■ Problem requirements
Copy out each line exactly; pictures stay out of the copy.
|---|
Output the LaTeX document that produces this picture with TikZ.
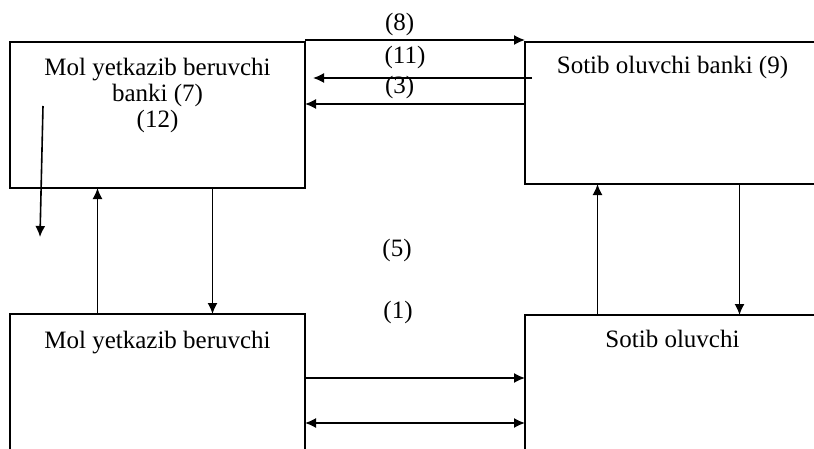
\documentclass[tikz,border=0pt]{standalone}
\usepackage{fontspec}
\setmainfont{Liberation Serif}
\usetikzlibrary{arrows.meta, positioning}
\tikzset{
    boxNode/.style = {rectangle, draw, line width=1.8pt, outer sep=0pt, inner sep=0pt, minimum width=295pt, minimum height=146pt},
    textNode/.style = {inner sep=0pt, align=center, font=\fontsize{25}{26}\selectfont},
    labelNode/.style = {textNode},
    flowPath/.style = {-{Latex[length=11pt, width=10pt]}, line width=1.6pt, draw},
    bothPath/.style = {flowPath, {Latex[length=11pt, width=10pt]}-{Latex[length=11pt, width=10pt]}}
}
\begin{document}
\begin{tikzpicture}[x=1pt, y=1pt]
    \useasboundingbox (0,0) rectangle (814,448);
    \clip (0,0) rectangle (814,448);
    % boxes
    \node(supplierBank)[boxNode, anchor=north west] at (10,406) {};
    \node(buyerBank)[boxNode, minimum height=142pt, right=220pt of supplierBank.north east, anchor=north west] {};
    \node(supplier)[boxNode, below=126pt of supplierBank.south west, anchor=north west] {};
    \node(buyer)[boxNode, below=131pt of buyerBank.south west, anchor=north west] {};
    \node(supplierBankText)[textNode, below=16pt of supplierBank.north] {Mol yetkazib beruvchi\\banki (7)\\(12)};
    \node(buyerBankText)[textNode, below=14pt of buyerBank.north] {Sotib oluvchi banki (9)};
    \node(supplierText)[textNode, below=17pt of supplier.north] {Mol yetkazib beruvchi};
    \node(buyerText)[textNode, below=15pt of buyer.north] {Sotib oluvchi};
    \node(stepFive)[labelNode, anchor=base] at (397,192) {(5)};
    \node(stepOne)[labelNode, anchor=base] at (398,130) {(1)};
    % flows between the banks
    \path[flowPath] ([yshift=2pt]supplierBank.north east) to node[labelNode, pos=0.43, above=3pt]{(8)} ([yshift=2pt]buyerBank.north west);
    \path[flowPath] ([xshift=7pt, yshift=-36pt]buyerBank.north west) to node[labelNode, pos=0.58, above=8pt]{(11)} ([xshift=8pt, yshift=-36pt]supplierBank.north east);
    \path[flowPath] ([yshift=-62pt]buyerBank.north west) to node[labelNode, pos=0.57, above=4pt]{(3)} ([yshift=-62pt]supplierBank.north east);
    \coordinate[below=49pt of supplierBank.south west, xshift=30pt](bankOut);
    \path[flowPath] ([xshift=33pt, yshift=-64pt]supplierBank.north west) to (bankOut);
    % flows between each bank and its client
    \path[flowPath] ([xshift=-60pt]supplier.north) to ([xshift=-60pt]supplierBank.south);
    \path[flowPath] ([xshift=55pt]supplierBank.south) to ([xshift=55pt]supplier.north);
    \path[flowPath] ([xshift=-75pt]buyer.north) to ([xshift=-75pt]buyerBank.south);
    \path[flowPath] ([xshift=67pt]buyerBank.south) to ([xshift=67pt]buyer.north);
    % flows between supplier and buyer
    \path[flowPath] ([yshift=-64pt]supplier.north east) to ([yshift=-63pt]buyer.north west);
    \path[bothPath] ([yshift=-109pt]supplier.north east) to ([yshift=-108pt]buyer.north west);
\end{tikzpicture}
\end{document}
|---|
■ Task output
Output the LaTeX document that produces this picture with TikZ.
\documentclass[tikz,border=0pt]{standalone}
\usepackage{fontspec}
\setmainfont{Liberation Serif}
\usetikzlibrary{arrows.meta, positioning}
\tikzset{
    boxNode/.style = {rectangle, draw, line width=1.8pt, outer sep=0pt, inner sep=0pt, minimum width=295pt, minimum height=146pt},
    textNode/.style = {inner sep=0pt, align=center, font=\fontsize{25}{26}\selectfont},
    labelNode/.style = {textNode},
    flowPath/.style = {-{Latex[length=11pt, width=10pt]}, line width=1.6pt, draw},
    bothPath/.style = {flowPath, {Latex[length=11pt, width=10pt]}-{Latex[length=11pt, width=10pt]}}
}
\begin{document}
\begin{tikzpicture}[x=1pt, y=1pt]
    \useasboundingbox (0,0) rectangle (814,448);
    \clip (0,0) rectangle (814,448);
    % boxes
    \node(supplierBank)[boxNode, anchor=north west] at (10,406) {};
    \node(buyerBank)[boxNode, minimum height=142pt, right=220pt of supplierBank.north east, anchor=north west] {};
    \node(supplier)[boxNode, below=126pt of supplierBank.south west, anchor=north west] {};
    \node(buyer)[boxNode, below=131pt of buyerBank.south west, anchor=north west] {};
    \node(supplierBankText)[textNode, below=16pt of supplierBank.north] {Mol yetkazib beruvchi\\banki (7)\\(12)};
    \node(buyerBankText)[textNode, below=14pt of buyerBank.north] {Sotib oluvchi banki (9)};
    \node(supplierText)[textNode, below=17pt of supplier.north] {Mol yetkazib beruvchi};
    \node(buyerText)[textNode, below=15pt of buyer.north] {Sotib oluvchi};
    \node(stepFive)[labelNode, anchor=base] at (397,192) {(5)};
    \node(stepOne)[labelNode, anchor=base] at (398,130) {(1)};
    % flows between the banks
    \path[flowPath] ([yshift=2pt]supplierBank.north east) to node[labelNode, pos=0.43, above=3pt]{(8)} ([yshift=2pt]buyerBank.north west);
    \path[flowPath] ([xshift=7pt, yshift=-36pt]buyerBank.north west) to node[labelNode, pos=0.58, above=8pt]{(11)} ([xshift=8pt, yshift=-36pt]supplierBank.north east);
    \path[flowPath] ([yshift=-62pt]buyerBank.north west) to node[labelNode, pos=0.57, above=4pt]{(3)} ([yshift=-62pt]supplierBank.north east);
    \coordinate[below=49pt of supplierBank.south west, xshift=30pt](bankOut);
    \path[flowPath] ([xshift=33pt, yshift=-64pt]supplierBank.north west) to (bankOut);
    % flows between each bank and its client
    \path[flowPath] ([xshift=-60pt]supplier.north) to ([xshift=-60pt]supplierBank.south);
    \path[flowPath] ([xshift=55pt]supplierBank.south) to ([xshift=55pt]supplier.north);
    \path[flowPath] ([xshift=-75pt]buyer.north) to ([xshift=-75pt]buyerBank.south);
    \path[flowPath] ([xshift=67pt]buyerBank.south) to ([xshift=67pt]buyer.north);
    % flows between supplier and buyer
    \path[flowPath] ([yshift=-64pt]supplier.north east) to ([yshift=-63pt]buyer.north west);
    \path[bothPath] ([yshift=-109pt]supplier.north east) to ([yshift=-108pt]buyer.north west);
\end{tikzpicture}
\end{document}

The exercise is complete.